What to produce
Transcribe the lines from the start of the data below through the line with "var acceptances = [0]", word for word and nothing more.

## begin Data

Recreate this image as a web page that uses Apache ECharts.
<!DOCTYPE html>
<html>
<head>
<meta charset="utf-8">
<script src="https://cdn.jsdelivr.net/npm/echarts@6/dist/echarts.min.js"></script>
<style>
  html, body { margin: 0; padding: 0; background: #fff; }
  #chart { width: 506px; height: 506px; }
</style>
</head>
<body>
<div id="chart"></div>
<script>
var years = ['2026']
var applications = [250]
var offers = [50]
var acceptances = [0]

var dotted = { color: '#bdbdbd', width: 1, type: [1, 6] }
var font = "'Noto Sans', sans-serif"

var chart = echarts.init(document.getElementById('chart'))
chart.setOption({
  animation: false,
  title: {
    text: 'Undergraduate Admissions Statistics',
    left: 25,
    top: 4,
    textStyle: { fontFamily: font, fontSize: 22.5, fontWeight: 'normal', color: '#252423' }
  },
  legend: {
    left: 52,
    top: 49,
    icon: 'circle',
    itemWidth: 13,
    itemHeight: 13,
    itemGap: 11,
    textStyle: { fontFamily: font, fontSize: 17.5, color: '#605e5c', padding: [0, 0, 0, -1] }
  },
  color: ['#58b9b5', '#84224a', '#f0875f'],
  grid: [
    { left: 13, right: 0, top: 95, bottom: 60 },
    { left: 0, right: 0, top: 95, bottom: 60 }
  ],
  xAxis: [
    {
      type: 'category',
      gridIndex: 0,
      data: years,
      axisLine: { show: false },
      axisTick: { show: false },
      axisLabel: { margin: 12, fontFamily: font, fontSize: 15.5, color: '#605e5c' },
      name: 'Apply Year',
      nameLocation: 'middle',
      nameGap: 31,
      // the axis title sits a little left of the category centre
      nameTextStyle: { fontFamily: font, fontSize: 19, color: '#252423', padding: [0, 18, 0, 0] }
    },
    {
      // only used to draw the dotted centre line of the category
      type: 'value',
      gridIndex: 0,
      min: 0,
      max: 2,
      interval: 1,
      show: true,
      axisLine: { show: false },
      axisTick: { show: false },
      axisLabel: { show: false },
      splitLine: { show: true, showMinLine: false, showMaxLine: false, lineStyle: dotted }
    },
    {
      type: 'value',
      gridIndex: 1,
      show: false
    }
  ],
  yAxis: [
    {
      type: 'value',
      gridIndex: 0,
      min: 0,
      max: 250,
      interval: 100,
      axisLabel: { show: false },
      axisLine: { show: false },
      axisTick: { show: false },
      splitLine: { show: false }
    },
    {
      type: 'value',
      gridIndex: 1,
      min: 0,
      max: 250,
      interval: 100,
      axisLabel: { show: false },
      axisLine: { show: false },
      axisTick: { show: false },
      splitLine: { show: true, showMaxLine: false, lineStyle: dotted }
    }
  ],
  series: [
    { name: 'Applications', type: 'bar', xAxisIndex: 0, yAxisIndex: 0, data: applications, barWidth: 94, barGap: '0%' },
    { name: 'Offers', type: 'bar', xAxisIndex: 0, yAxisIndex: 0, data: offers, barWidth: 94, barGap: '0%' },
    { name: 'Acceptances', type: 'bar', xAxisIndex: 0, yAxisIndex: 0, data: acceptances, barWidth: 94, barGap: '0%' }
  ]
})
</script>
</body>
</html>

## end Data

Solution to this exercise
Recreate this image as a web page that uses Apache ECharts.
<!DOCTYPE html>
<html>
<head>
<meta charset="utf-8">
<script src="https://cdn.jsdelivr.net/npm/echarts@6/dist/echarts.min.js"></script>
<style>
  html, body { margin: 0; padding: 0; background: #fff; }
  #chart { width: 506px; height: 506px; }
</style>
</head>
<body>
<div id="chart"></div>
<script>
var years = ['2026']
var applications = [250]
var offers = [50]
var acceptances = [0]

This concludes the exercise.